━━━━━ SUPPLIED ENTRIES

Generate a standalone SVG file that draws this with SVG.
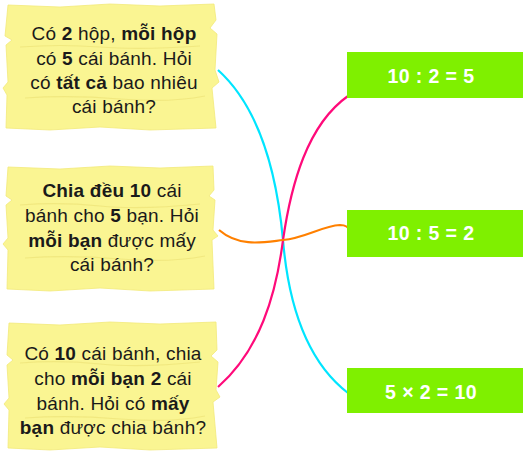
<svg xmlns="http://www.w3.org/2000/svg" width="527" height="458" viewBox="0 0 527 458">
<style>
.note{fill:#faf592;stroke:#f2ea7a;stroke-width:0.8}
.tex{fill:none;stroke:#ece277;stroke-width:1.2;opacity:0.7}
.q{font-family:"Liberation Sans",Arial,sans-serif;font-size:19px;fill:#1a1a1a;text-anchor:middle;letter-spacing:0.2px}
.q tspan.b{font-weight:bold}
.ans{fill:#7ff000}
.at{font-family:"Liberation Sans",Arial,sans-serif;font-size:19.5px;font-weight:bold;fill:#ffffff;text-anchor:middle;letter-spacing:0.4px}
.c{fill:none;stroke-width:2.2}
</style>
<rect width="527" height="458" fill="#ffffff"/>
<g id="connectors">
<path class="c" stroke="#00e5ff" d="M218,70 C260,108 277,175 283,240 C288,300 305,360 348,393"/>
<path class="c" stroke="#ff0a7a" d="M348,96 C307,125 291,185 283,240 C276,295 260,350 218,387"/>
<path class="c" stroke="#ff8000" d="M219,230 C240,248 265,242 283,240 C305,238 322,226 340,225 C346,225 349,228 350,231"/>
</g>
<g id="q1">
<path class="note" d="M8,5 L60,7 L110,4 L160,6 L214,4 L216,20 L210,28 L217,34 L215,70 L219,82 L212,88 L216,128 L150,130 L100,127 L50,130 L6,128 L7,95 L3,88 L8,82 L6,45 L12,40 L5,36 Z"/>
<path class="tex" d="M20,47 Q60,44 100,47 T200,46 M25,98 Q70,95 120,99 T205,96"/>
<text class="q" x="114" y="40">Có <tspan class="b">2</tspan> hộp, <tspan class="b">mỗi hộp</tspan></text>
<text class="q" x="114" y="65">có <tspan class="b">5</tspan> cái bánh. Hỏi</text>
<text class="q" x="114" y="89">có <tspan class="b">tất cả</tspan> bao nhiêu</text>
<text class="q" x="114" y="113">cái bánh?</text>
</g>
<g id="q2">
<path class="note" d="M8,167 L60,169 L110,166 L160,168 L213,166 L214,190 L209,196 L215,200 L213,230 L218,236 L212,240 L214,289 L150,291 L100,288 L50,291 L7,289 L8,250 L3,244 L8,238 L6,205 L12,200 L6,196 Z"/>
<path class="tex" d="M20,205 Q60,202 100,206 T200,204 M25,258 Q70,255 120,259 T205,256"/>
<text class="q" x="112" y="197"><tspan class="b">Chia đều 10</tspan> cái</text>
<text class="q" x="112" y="222">bánh cho <tspan class="b">5</tspan> bạn. Hỏi</text>
<text class="q" x="112" y="247"><tspan class="b">mỗi bạn</tspan> được mấy</text>
<text class="q" x="112" y="271">cái bánh?</text>
</g>
<g id="q3">
<path class="note" d="M9,323 L60,325 L110,322 L160,324 L216,322 L217,350 L211,356 L218,362 L216,390 L220,397 L213,402 L217,448 L150,450 L100,447 L50,450 L8,448 L9,410 L4,404 L9,398 L7,365 L13,360 L7,355 Z"/>
<path class="tex" d="M20,363 Q60,360 100,364 T200,362 M25,418 Q70,415 120,419 T205,416"/>
<text class="q" x="113" y="360">Có <tspan class="b">10</tspan> cái bánh, chia</text>
<text class="q" x="113" y="385">cho <tspan class="b">mỗi bạn 2</tspan> cái</text>
<text class="q" x="113" y="410">bánh. Hỏi có <tspan class="b">mấy</tspan></text>
<text class="q" x="113" y="434"><tspan class="b">bạn</tspan> được chia bánh?</text>
</g>
<g id="a1">
<rect class="ans" x="347" y="52" width="176" height="46"/>
<text class="at" x="431" y="83">10 : 2 = 5</text>
</g>
<g id="a2">
<rect class="ans" x="347" y="210" width="176" height="47"/>
<text class="at" x="431" y="240">10 : 5 = 2</text>
</g>
<g id="a3">
<rect class="ans" x="347" y="368" width="176" height="45"/>
<text class="at" x="431" y="399">5 × 2 = 10</text>
</g>
</svg>
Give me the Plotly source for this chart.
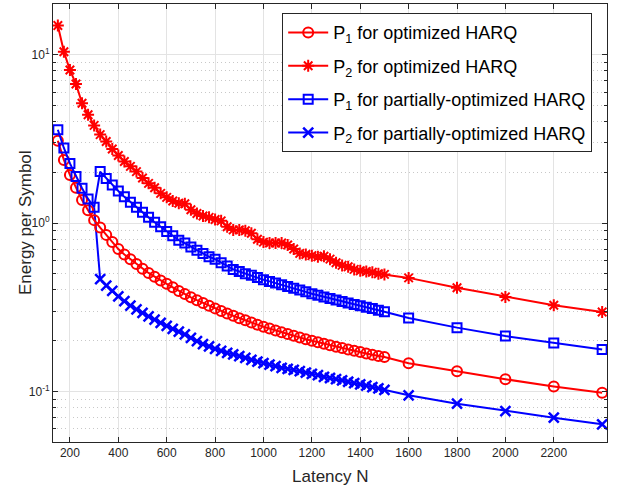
import plotly.graph_objects as go

N = [150, 175, 200, 225, 250, 275, 300, 325, 350, 375, 400, 425, 450, 475, 500,
     525, 550, 575, 600, 625, 650, 675, 700, 725, 750, 775, 800, 825, 850, 875,
     900, 925, 950, 975, 1000, 1025, 1050, 1075, 1100, 1125, 1150, 1175, 1200,
     1225, 1250, 1275, 1300, 1325, 1350, 1375, 1400, 1425, 1450, 1475, 1500,
     1600, 1800, 2000, 2200, 2400]

p1_opt = [3.08, 2.37, 1.93, 1.62, 1.37, 1.19, 1.04, 0.94, 0.85, 0.77, 0.70, 0.65,
          0.61, 0.57, 0.535, 0.505, 0.48, 0.455, 0.435, 0.415, 0.395, 0.378, 0.362,
          0.348, 0.335, 0.322, 0.311, 0.300, 0.290, 0.281, 0.272, 0.264, 0.256,
          0.249, 0.242, 0.236, 0.230, 0.224, 0.219, 0.214, 0.209, 0.204, 0.200,
          0.196, 0.192, 0.188, 0.184, 0.181, 0.177, 0.174, 0.171, 0.168, 0.165,
          0.162, 0.160, 0.147, 0.1315, 0.118, 0.107, 0.098]

p2_opt = [14.9, 10.4, 8.1, 6.7, 5.15, 4.4, 3.8, 3.35, 3.05, 2.75, 2.52, 2.32, 2.17,
          2.02, 1.85, 1.72, 1.62, 1.50, 1.42, 1.35, 1.31, 1.30, 1.20, 1.14, 1.10,
          1.08, 1.05, 1.03, 0.95, 0.91, 0.91, 0.90, 0.87, 0.80, 0.77, 0.76, 0.76,
          0.76, 0.74, 0.70, 0.66, 0.65, 0.64, 0.63, 0.635, 0.61, 0.58, 0.56, 0.55,
          0.53, 0.52, 0.515, 0.51, 0.50, 0.495, 0.472, 0.412, 0.364, 0.325, 0.296]

p1_part = [3.58, 2.79, 2.26, 1.89, 1.61, 1.39, 1.24, 2.02, 1.84, 1.68, 1.55, 1.43,
           1.33, 1.24, 1.16, 1.08, 1.01, 0.95, 0.89, 0.84, 0.79, 0.76, 0.72, 0.69,
           0.66, 0.63, 0.61, 0.58, 0.555, 0.53, 0.515, 0.50, 0.49, 0.475, 0.46,
           0.45, 0.44, 0.43, 0.42, 0.41, 0.40, 0.39, 0.38, 0.372, 0.364, 0.356,
           0.349, 0.342, 0.335, 0.328, 0.322, 0.316, 0.31, 0.303, 0.297, 0.273,
           0.239, 0.213, 0.194, 0.177]

# P2 of partially-optimized HARQ, defined from N = 325 on
N2 = N[7:]
p2_part = [0.464, 0.425, 0.395, 0.367, 0.343, 0.323, 0.307, 0.292, 0.279, 0.267,
           0.255, 0.245, 0.235, 0.226, 0.218, 0.208, 0.199, 0.191, 0.185, 0.179,
           0.174, 0.169, 0.166, 0.162, 0.158, 0.154, 0.150, 0.147, 0.144, 0.141,
           0.138, 0.136, 0.134, 0.132, 0.129, 0.127, 0.125, 0.122, 0.120, 0.118,
           0.116, 0.114, 0.112, 0.110, 0.108, 0.106, 0.104, 0.102, 0.0947, 0.0845,
           0.0764, 0.0697, 0.0637]

x_ticks = [200, 400, 600, 800, 1000, 1200, 1400, 1600, 1800, 2000, 2200]
y_ticks = [0.1, 1, 10]
y_ticktext = ["10<sup>-1</sup>", "10<sup>0</sup>", "10<sup>1</sup>"]
y_minor = [0.05, 0.06, 0.07, 0.08, 0.09, 0.2, 0.3, 0.4, 0.5, 0.6, 0.7, 0.8, 0.9,
           2, 3, 4, 5, 6, 7, 8, 9, 20]

RED = "#ff0000"
BLUE = "#0000ff"
FONT = "Liberation Sans, Arial, sans-serif"
AX = "#262626"

fig = go.Figure()

# connector from last common point of partial scheme to P2 branch
fig.add_trace(go.Scatter(x=[N[6], N2[0]], y=[p1_part[6], p2_part[0]], mode="lines",
                         line=dict(color=BLUE, width=2), showlegend=False,
                         hoverinfo="skip"))

fig.add_trace(go.Scatter(x=N, y=p1_opt, mode="lines+markers",
                         name="P<sub>1</sub> for optimized HARQ", legendgroup="a",
                         line=dict(color=RED, width=2),
                         marker=dict(symbol="circle-open", size=10,
                                     line=dict(width=2, color=RED), color=RED)))
fig.add_trace(go.Scatter(x=N, y=p2_opt, mode="lines+markers",
                         name="P<sub>2</sub> for optimized HARQ", legendgroup="b",
                         line=dict(color=RED, width=2),
                         marker=dict(symbol="asterisk-open", size=10,
                                     line=dict(width=2, color=RED), color=RED)))
fig.add_trace(go.Scatter(x=N, y=p1_part, mode="lines+markers",
                         name="P<sub>1</sub> for partially-optimized HARQ",
                         legendgroup="c",
                         line=dict(color=BLUE, width=2),
                         marker=dict(symbol="square-open", size=9,
                                     line=dict(width=2, color=BLUE), color=BLUE)))
fig.add_trace(go.Scatter(x=N2, y=p2_part, mode="lines+markers",
                         name="P<sub>2</sub> for partially-optimized HARQ",
                         legendgroup="d",
                         line=dict(color=BLUE, width=2),
                         marker=dict(symbol="x-thin-open", size=10,
                                     line=dict(width=2.5, color=BLUE), color=BLUE)))

fig.update_layout(
    width=620, height=489,
    margin=dict(l=53, r=13, t=4, b=47),
    paper_bgcolor="white", plot_bgcolor="white",
    font=dict(family=FONT, color=AX, size=12),
    showlegend=True,
    legend=dict(x=0.4137, y=0.979, xanchor="left", yanchor="top",
                bgcolor="white", bordercolor=AX, borderwidth=1,
                font=dict(family=FONT, size=18, color="#000000"),
                tracegroupgap=7, itemwidth=40),
    xaxis=dict(range=[130, 2420], tickvals=x_ticks, automargin=False,
               showgrid=True, gridcolor="#e3e3e3", gridwidth=1,
               ticks="inside", ticklen=5, tickcolor=AX,
               showline=True, linecolor=AX, linewidth=1, mirror="ticks",
               zeroline=False, tickfont=dict(size=12, color=AX)),
    yaxis=dict(type="log", range=[-1.301, 1.301], tickvals=y_ticks,
               ticktext=y_ticktext, automargin=False,
               showgrid=True, gridcolor="#e3e3e3", gridwidth=1,
               ticks="inside", ticklen=5, tickcolor=AX,
               showline=True, linecolor=AX, linewidth=1, mirror="ticks",
               zeroline=False, tickfont=dict(size=12, color=AX),
               minor=dict(tickvals=y_minor, showgrid=True, griddash="1px,3px",
                          gridcolor="#c8c8c8", ticks="inside", ticklen=3,
                          tickcolor=AX)),
    annotations=[
        dict(text="Latency N", xref="paper", yref="paper", x=0.5, y=0,
             xanchor="center", yanchor="middle", yshift=-34, showarrow=False,
             font=dict(size=17, color=AX, family=FONT)),
        dict(text="Energy per Symbol", xref="paper", yref="paper", x=0, y=0.5,
             xanchor="center", yanchor="middle", xshift=-28, textangle=-90,
             showarrow=False, font=dict(size=17, color=AX, family=FONT)),
    ],
)

fig.write_html("out.html", config={"displayModeBar": False},
               post_script="document.body.style.margin='0';document.body.style.padding='0';")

━━━━━━━━━━

> STATED GOAL: Report only a number: how many lines in the material above contain the string "this".

> EXERCISE SOLUTION: 2